** Begin EXERCISE MATERIAL **

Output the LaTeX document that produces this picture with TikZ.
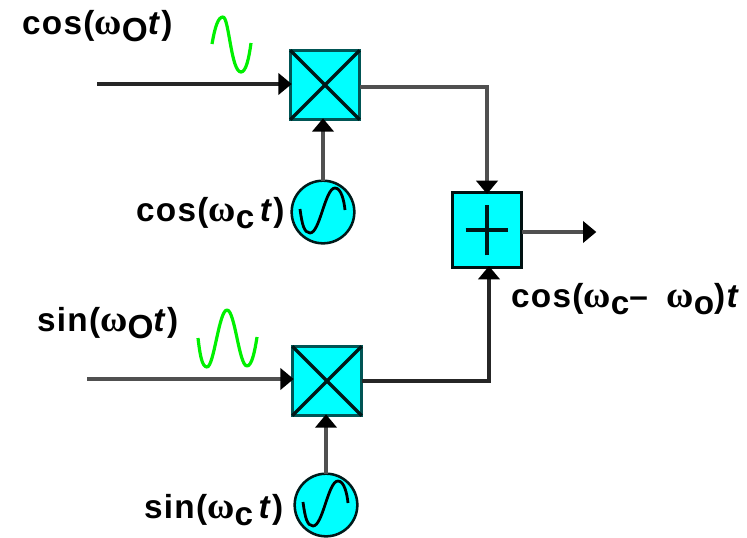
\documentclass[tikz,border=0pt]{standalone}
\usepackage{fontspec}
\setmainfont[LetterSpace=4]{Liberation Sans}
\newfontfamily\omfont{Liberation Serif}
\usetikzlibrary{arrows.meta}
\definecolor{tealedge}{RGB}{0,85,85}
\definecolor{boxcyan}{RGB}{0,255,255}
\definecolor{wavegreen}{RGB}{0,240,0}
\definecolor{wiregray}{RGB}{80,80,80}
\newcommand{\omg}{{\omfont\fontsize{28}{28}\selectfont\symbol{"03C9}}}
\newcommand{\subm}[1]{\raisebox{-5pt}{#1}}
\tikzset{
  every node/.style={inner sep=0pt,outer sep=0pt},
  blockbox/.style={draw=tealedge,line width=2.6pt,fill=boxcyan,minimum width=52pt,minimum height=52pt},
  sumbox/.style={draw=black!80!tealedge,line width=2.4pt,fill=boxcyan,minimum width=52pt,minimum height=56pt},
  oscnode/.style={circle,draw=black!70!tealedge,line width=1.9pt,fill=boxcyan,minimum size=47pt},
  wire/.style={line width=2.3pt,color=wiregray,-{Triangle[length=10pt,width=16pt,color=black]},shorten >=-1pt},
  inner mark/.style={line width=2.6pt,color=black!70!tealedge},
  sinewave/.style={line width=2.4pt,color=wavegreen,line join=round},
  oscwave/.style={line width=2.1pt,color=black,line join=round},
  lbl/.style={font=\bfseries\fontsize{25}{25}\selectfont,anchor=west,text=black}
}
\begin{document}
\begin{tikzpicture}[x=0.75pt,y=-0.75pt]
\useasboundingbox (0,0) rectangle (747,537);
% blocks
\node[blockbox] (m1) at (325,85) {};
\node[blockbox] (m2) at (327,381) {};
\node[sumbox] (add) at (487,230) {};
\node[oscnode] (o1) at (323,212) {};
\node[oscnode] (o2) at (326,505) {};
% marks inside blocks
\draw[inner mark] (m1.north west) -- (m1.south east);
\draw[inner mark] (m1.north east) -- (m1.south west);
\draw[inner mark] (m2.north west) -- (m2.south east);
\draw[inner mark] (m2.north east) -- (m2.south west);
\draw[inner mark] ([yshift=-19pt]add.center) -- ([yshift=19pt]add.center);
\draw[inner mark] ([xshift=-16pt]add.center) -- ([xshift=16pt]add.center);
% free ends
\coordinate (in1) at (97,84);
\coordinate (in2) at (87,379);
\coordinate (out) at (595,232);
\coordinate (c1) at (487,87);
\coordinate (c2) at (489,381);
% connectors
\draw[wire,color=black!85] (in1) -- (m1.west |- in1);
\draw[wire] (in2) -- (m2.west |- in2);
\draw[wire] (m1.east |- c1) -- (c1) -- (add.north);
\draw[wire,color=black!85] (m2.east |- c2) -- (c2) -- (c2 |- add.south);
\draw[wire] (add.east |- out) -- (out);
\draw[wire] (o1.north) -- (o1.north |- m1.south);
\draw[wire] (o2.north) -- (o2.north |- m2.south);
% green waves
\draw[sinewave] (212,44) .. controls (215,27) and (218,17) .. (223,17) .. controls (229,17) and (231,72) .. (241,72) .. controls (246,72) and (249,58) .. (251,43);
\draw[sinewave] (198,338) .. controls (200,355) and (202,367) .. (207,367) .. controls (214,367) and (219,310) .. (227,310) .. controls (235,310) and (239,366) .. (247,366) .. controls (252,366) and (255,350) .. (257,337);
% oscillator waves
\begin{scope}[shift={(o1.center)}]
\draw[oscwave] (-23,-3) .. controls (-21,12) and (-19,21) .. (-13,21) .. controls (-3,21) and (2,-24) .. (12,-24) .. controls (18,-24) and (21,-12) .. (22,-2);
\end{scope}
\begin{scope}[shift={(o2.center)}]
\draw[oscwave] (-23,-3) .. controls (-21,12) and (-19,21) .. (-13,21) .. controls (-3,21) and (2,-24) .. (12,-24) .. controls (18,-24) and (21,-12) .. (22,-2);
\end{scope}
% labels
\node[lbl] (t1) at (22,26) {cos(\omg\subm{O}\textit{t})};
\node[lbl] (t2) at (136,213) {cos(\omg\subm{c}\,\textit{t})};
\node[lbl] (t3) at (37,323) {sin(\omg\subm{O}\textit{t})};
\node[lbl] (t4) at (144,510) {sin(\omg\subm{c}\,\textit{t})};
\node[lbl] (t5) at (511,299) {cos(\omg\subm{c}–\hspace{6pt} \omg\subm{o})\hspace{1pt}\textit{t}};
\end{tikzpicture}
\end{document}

** End EXERCISE MATERIAL **
** Begin EXERCISE MATERIAL **

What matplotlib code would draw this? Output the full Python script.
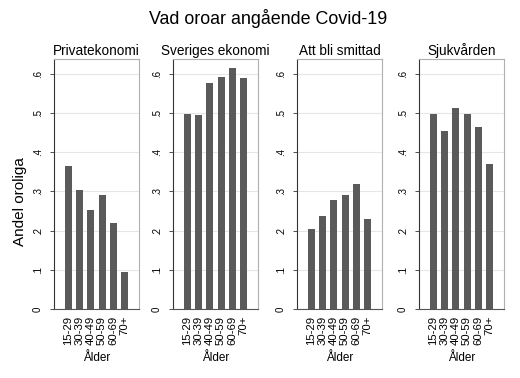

** End EXERCISE MATERIAL **

#### TASK TO CARRY OUT:
Search the data for the string "this". List each line that has it.

#### REPLY TO THE EXERCISE:
Output the LaTeX document that produces this picture with TikZ.
What matplotlib code would draw this? Output the full Python script.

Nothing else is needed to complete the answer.